How much language should a TA have? 

One of the really troubling things for me when judging a young scholar's ability to teach is when he or she is not a native English speaker and has a heavy accent. I travel overseas a good bit but normally conduct business in English -- my Russian, French and Armenian are good enough to order food and get through the customs line at the airport, not much more -- and so I am used to hearing many different accents and learn to work with them. I adjust fairly quickly to a new accent.

Students, particularly from smaller cities and towns, have no such experience. So it is rather common now for them to come to me, as an academic chair, to complain about accents for the non-native English faculty I have. (We don't use our graduate students in the classroom because our programs are applied programs for people going into business fields, not academia.) I was therefore fascinated by an article in the IHT on graduate assistants with limited command of English.

Valerie Serrin still remembers the feeling of helplessness. After getting a low grade on a lab report in an introductory chemistry course, she went to her teaching assistant to ask what she should have done for a better grade.

The teaching assistant, a graduate student from China, had a heavy accent and a limited grasp of spoken English, so he could not explain to Serrin, a freshman at the time, what her report had lacked, Serrin said. "He would just say, 'It's easy, it's easy,"' said Serrin, who recently completed her junior year at the University of California at Berkeley. "But it wasn't easy. He was brilliant, absolutely brilliant, but he couldn't communicate in English."


Some writers think this is just students being, well, students.

Some in the academic world believe that the complaints can be a reflection of insularity and laziness. "Is there some low-level carping? Absolutely," said Dudley Doane, director of the Center for American English Language and Culture at the University of Virginia. "Is it justified? At times it may be. However, we have some students who aren't used to stretching."

Some foreign teaching assistants said that, in addition to their own studies and the rigors of grading papers, overseeing labs and leading discussions, they must deal with what some might consider intolerant undergraduates.

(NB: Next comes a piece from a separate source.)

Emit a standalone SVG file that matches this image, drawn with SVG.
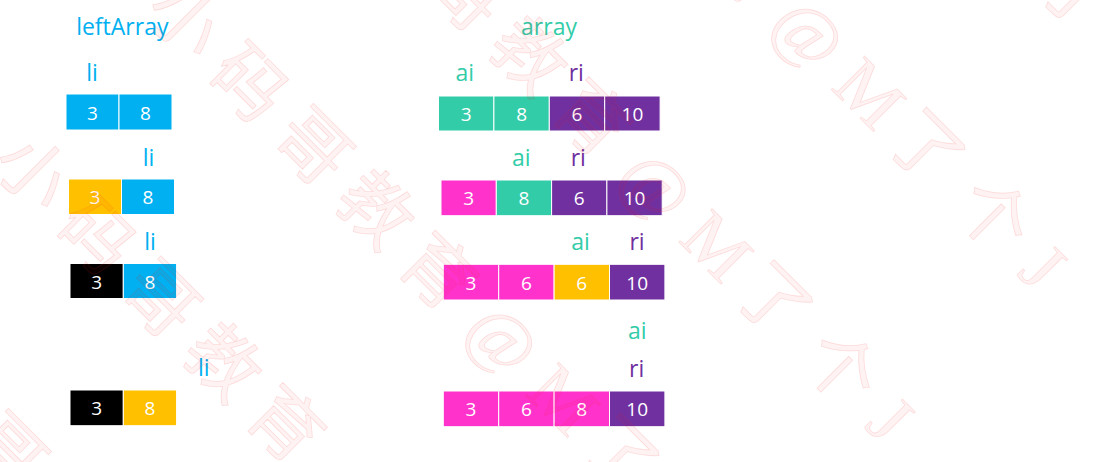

"I had students come into my class mimicking the accent of a friend of mine, who is a teaching assistant in math," said Atreyee Phukan, a graduate student in comparative literature at Rutgers University, in New Jersey, who was born in India, raised in Bahrain and has a slight accent.


Students can be cruel, too, and some stretching is a good idea. The point here though is that, as someone who's evaluated potential professors for some time (and remember, most of these are foreign-born scholars who received English-language instruction and earned a Ph.D. with a thesis written in the language), there is a serious attempt to try to be sure the people we put in the classroom can speak the language too. However, too much of an attempt can sometimes run afoul of campus diversity crusaders who think your evaluation of an accent is a thinly-veiled attempt to keep, say, an African scholar off the faculty. Particularly at larger state institutions of second- or third-tier status, that pressure can be quite severe.